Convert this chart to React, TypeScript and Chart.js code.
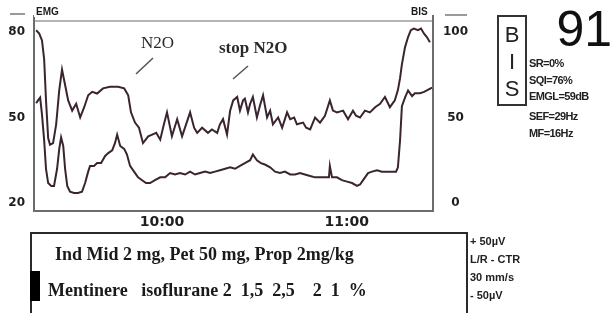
import React, { useEffect, useRef } from "react";
import { Chart, registerables } from "chart.js";

Chart.register(...registerables);

// ---- axis ticks ----
const timeTicks = [60, 120]; // minutes after 09:00
const timeTickLabels = ["10:00", "11:00"];
const emgTicks = [20, 50, 80];
const bisTicks = [0, 50, 100];

// ---- BIS trend (right axis) ----
const bisTimes = [
  19.1, 20.1, 21.0, 21.7, 22.3, 23.0, 23.6, 24.6, 25.6, 26.6,
  27.5, 28.5, 29.5, 30.8, 32.1, 33.4, 34.7, 36.0, 37.3, 38.9,
  40.8, 43.1, 45.7, 47.7, 49.0, 49.9, 51.2, 52.5, 53.8, 55.5,
  56.8, 58.1, 59.4, 60.6, 61.6, 63.2, 64.9, 66.5, 67.8, 69.1,
  70.4, 71.4, 73.0, 74.9, 76.2, 77.9, 78.8, 79.8, 81.1, 82.1,
  83.1, 84.4, 85.3, 86.3, 86.9, 87.9, 88.6, 89.5, 90.8, 91.8,
  92.8, 94.1, 95.1, 96.0, 97.7, 99.0, 100.6, 101.6, 102.9, 103.8,
  105.8, 106.8, 108.1, 109.7, 111.3, 112.9, 114.5, 115.5, 116.8, 118.8,
  120.4, 122.0, 123.0, 124.3, 125.9, 127.5, 129.2, 130.8, 132.4, 134.0,
  135.6, 136.6, 137.3, 137.9, 138.9, 139.9, 140.8, 141.8, 143.1, 144.1,
  145.1, 146.0, 147.0,
];
const bisValues = [
  101, 99, 95, 84, 60, 38, 34, 35, 46, 66,
  78, 69, 60, 54, 58, 50, 56, 63, 65, 64,
  67, 68, 68, 67, 63, 53, 47, 44, 35, 39,
  40, 41, 37, 46, 53, 39, 49, 39, 46, 53,
  44, 41, 44, 41, 43, 41, 46, 49, 40, 54,
  60, 62, 54, 60, 61, 53, 58, 62, 50, 57,
  63, 50, 54, 46, 50, 44, 53, 49, 50, 46,
  47, 44, 43, 50, 47, 51, 60, 54, 53, 54,
  49, 54, 51, 50, 54, 53, 56, 58, 62, 56,
  60, 66, 73, 81, 91, 97, 101, 102, 101, 102,
  99, 97, 94,
];

// ---- EMG trend (left axis, dB) ----
const emgTimes = [
  19.1, 19.7, 20.4, 21.0, 21.7, 22.3, 23.0, 24.0, 24.9, 25.9,
  26.6, 27.2, 27.9, 28.5, 29.2, 30.1, 31.4, 32.7, 34.0, 35.0,
  36.0, 36.6, 37.9, 38.9, 40.2, 41.5, 42.5, 43.8, 44.7, 45.4,
  46.4, 47.7, 48.6, 49.6, 50.9, 52.2, 53.5, 54.8, 56.1, 57.7,
  59.4, 61.0, 62.6, 64.2, 65.8, 67.5, 69.1, 70.7, 72.3, 74.0,
  75.6, 77.2, 78.8, 80.5, 82.1, 83.7, 85.3, 86.9, 88.6, 89.5,
  90.8, 92.1, 93.4, 95.1, 96.7, 98.3, 99.9, 101.6, 103.2, 104.8,
  106.4, 108.1, 109.7, 111.3, 112.9, 114.2, 114.5, 115.2, 116.8, 118.4,
  120.1, 121.7, 123.3, 124.3, 125.3, 126.9, 128.2, 129.8, 131.4, 133.1,
  135.0, 136.0, 136.6, 137.3, 137.9, 138.9, 139.9, 141.2, 142.1, 143.8,
  145.1, 146.0, 147.7,
];
const emgValues = [
  55, 56, 57, 51, 42, 32, 27, 26, 26, 32,
  39, 43, 40, 32, 26, 24, 23.5, 23.5, 24, 27,
  31, 33, 33, 34, 34, 36.5, 37.5, 38.5, 41, 44,
  40, 39, 37, 33, 31, 29, 28, 27, 27, 28,
  29, 29, 30.5, 30, 30.5, 30, 31, 30, 30.5, 31,
  30.5, 31, 31.5, 32, 32.5, 32, 33, 34, 35, 37,
  35, 34, 33.5, 32.5, 31, 30.5, 31, 30, 30, 30.5,
  30, 29.5, 29, 29, 29, 29, 33, 29, 29, 28,
  27.5, 27, 26, 26.5, 28, 30.5, 31, 31.5, 31, 31,
  31, 31, 32.5, 42, 54, 57, 59.5, 57.5, 58.5, 58.5,
  59, 59.5, 60.5,
];

// ---- monitor texts ----
const bisNumber = "91";
const statLines = ["SR=0%", "SQI=76%", "EMGL=59dB", "SEF=29Hz", "MF=16Hz"];
const noteLines = ["Ind Mid 2 mg, Pet 50 mg, Prop 2mg/kg", "Mentinere   isoflurane 2  1,5  2,5    2  1  %"];
const scaleLines = ["+ 50\u00b5V", "L/R - CTR", "30 mm/s", "- 50\u00b5V"];

const LINE = "#3a2430";
const TICK_FONT = { family: "'DejaVu Sans', sans-serif", size: 12, weight: "bold" as const };

const framePlugin = {
  id: "monitorFrame",
  beforeDatasetsDraw(chart: any) {
    const { ctx, chartArea: a } = chart;
    ctx.save();
    ctx.lineWidth = 2;
    ctx.strokeStyle = "#b4b4b4";
    ctx.beginPath();
    ctx.moveTo(a.left, a.top);
    ctx.lineTo(a.right, a.top);
    ctx.stroke();
    ctx.strokeStyle = "#6c6c6c";
    ctx.beginPath();
    ctx.moveTo(a.left, a.top - 6);
    ctx.lineTo(a.left, a.bottom);
    ctx.lineTo(a.right, a.bottom);
    ctx.lineTo(a.right, a.top - 6);
    ctx.stroke();
    ctx.restore();
  },
};

function TrendChart() {
  const ref = useRef<HTMLCanvasElement | null>(null);
  useEffect(() => {
    if (!ref.current) return;
    const chart = new Chart(ref.current, {
      type: "line",
      data: {
        datasets: [
          {
            label: "BIS",
            data: bisTimes.map((t, i) => ({ x: t, y: bisValues[i] })),
            yAxisID: "yBis",
            borderColor: LINE,
            borderWidth: 2,
            pointRadius: 0,
            tension: 0,
          },
          {
            label: "EMG",
            data: emgTimes.map((t, i) => ({ x: t, y: emgValues[i] })),
            yAxisID: "yEmg",
            borderColor: LINE,
            borderWidth: 2,
            pointRadius: 0,
            tension: 0,
          },
        ],
      },
      options: {
        animation: false,
        responsive: false,
        maintainAspectRatio: false,
        layout: { padding: { top: 21, left: 0, right: 0, bottom: 0 } },
        plugins: { legend: { display: false }, tooltip: { enabled: false } },
        scales: {
          x: {
            type: "linear",
            min: 18.4,
            max: 148,
            grid: { display: false, drawTicks: false },
            border: { display: false },
            afterBuildTicks: (s: any) => {
              s.ticks = timeTicks.map((v) => ({ value: v }));
            },
            afterFit: (s: any) => {
              s.height = 102;
            },
            ticks: {
              autoSkip: false,
              maxRotation: 0,
              padding: 3,
              color: "#1e1e1e",
              font: { family: "'DejaVu Sans', sans-serif", size: 14, weight: "bold" },
              callback: (v: any) => {
                const i = timeTicks.indexOf(Number(v));
                return i >= 0 ? timeTickLabels[i] : "";
              },
            },
          },
          yEmg: {
            type: "linear",
            position: "left",
            min: 17.19,
            max: 83.86,
            grid: { display: false, drawTicks: false },
            border: { display: false },
            afterBuildTicks: (s: any) => {
              s.ticks = emgTicks.map((v) => ({ value: v }));
            },
            afterFit: (s: any) => {
              s.width = 34;
            },
            ticks: { padding: 9, color: "#1e1e1e", font: TICK_FONT },
          },
          yBis: {
            type: "linear",
            position: "right",
            min: -4.68,
            max: 106.4,
            grid: { display: false, drawTicks: false },
            border: { display: false },
            afterBuildTicks: (s: any) => {
              s.ticks = bisTicks.map((v) => ({ value: v }));
            },
            afterFit: (s: any) => {
              s.width = 616 - 433;
            },
            ticks: { padding: 10, crossAlign: "center", color: "#1e1e1e", font: TICK_FONT },
          },
        },
      } as any,
      plugins: [framePlugin],
    });
    return () => chart.destroy();
  }, []);
  return <canvas ref={ref} width={616} height={313} style={{ display: "block", width: 616, height: 313 }} />;
}

const abs = (left: number, top: number, extra: React.CSSProperties = {}): React.CSSProperties => ({
  position: "absolute",
  left,
  top,
  whiteSpace: "pre",
  ...extra,
});

const sansBold = "'Liberation Sans', Arial, sans-serif";
const serif = "'Liberation Serif', 'Times New Roman', serif";

export default function App() {
  return (
    <div
      style={{
        position: "fixed",
        left: 0,
        top: 0,
        width: 616,
        height: 313,
        overflow: "hidden",
        background: "#fff",
        color: "#1a1a1a",
      }}
    >
      <TrendChart />

      {/* axis titles on the frame */}
      <div style={abs(10, 13, { width: 15, height: 2, background: "#9a9a9a" })} />
      <div style={abs(34, 7, { font: `bold 10px ${sansBold}`, lineHeight: "10px", background: "#fff", padding: "0 2px" })}>EMG</div>
      <div style={abs(409, 7, { font: `bold 10px ${sansBold}`, lineHeight: "10px", background: "#fff", padding: "0 2px" })}>BIS</div>
      <div style={abs(445, 14, { width: 22, height: 2, background: "#9a9a9a" })} />

      {/* annotations */}
      <div style={abs(141, 34, { font: `17px ${serif}`, lineHeight: "17px", color: "#2a2a2a" })}>N2O</div>
      <div style={abs(219, 39, { font: `bold 17px ${serif}`, lineHeight: "17px", color: "#2a2a2a" })}>stop N2O</div>
      <svg width={616} height={313} style={abs(0, 0, { pointerEvents: "none" })}>
        <line x1={153} y1={58} x2={136} y2={74} stroke="#555" strokeWidth={1.5} />
        <line x1={248} y1={66} x2={233} y2={79} stroke="#555" strokeWidth={1.5} />
      </svg>

      {/* BIS panel */}
      <div
        style={abs(497, 15, {
          width: 30,
          height: 91,
          border: "2px solid #333",
          font: `22px ${sansBold}`,
          lineHeight: "27px",
          textAlign: "center",
          paddingTop: 4,
          boxSizing: "border-box",
          color: "#222",
        })}
      >
        <div>B</div>
        <div>I</div>
        <div>S</div>
      </div>
      <div style={abs(550, 4, { width: 62, textAlign: "right", font: `50px ${sansBold}`, lineHeight: "50px", color: "#111" })}>{bisNumber}</div>
      {statLines.map((s, i) => (
        <div
          key={s}
          style={abs(529, [58, 75, 91, 111, 128][i], {
            font: `bold 11px ${sansBold}`,
            lineHeight: "11px",
            letterSpacing: "-0.6px",
            color: "#222",
          })}
        >
          {s}
        </div>
      ))}

      {/* bottom note box */}
      <div
        style={abs(30, 232, {
          width: 438,
          height: 100,
          borderTop: "2px solid #2a2a2a",
          borderLeft: "2px solid #2a2a2a",
          borderRight: "2px solid #2a2a2a",
          boxSizing: "border-box",
        })}
      />
      <div style={abs(30, 271, { width: 10, height: 30, background: "#000" })} />
      <div style={abs(55, 245, { font: `bold 18px ${serif}`, lineHeight: "18px", color: "#1a1a1a" })}>{noteLines[0]}</div>
      <div style={abs(48, 281, { font: `bold 18px ${serif}`, lineHeight: "18px", color: "#1a1a1a" })}>{noteLines[1]}</div>
      {scaleLines.map((s, i) => (
        <div
          key={s}
          style={abs(470, 236 + i * 18, { font: `bold 11px ${sansBold}`, lineHeight: "11px", color: "#222" })}
        >
          {s}
        </div>
      ))}
    </div>
  );
}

• • • • • • •

▶ Do this: Please repeat exactly the data above from its first line to the line that contains "const bisTicks = [0, 50, 100];", inclusive, and leave every picture out.

▶ Correct answer:
Convert this chart to React, TypeScript and Chart.js code.
import React, { useEffect, useRef } from "react";
import { Chart, registerables } from "chart.js";

Chart.register(...registerables);

// ---- axis ticks ----
const timeTicks = [60, 120]; // minutes after 09:00
const timeTickLabels = ["10:00", "11:00"];
const emgTicks = [20, 50, 80];
const bisTicks = [0, 50, 100];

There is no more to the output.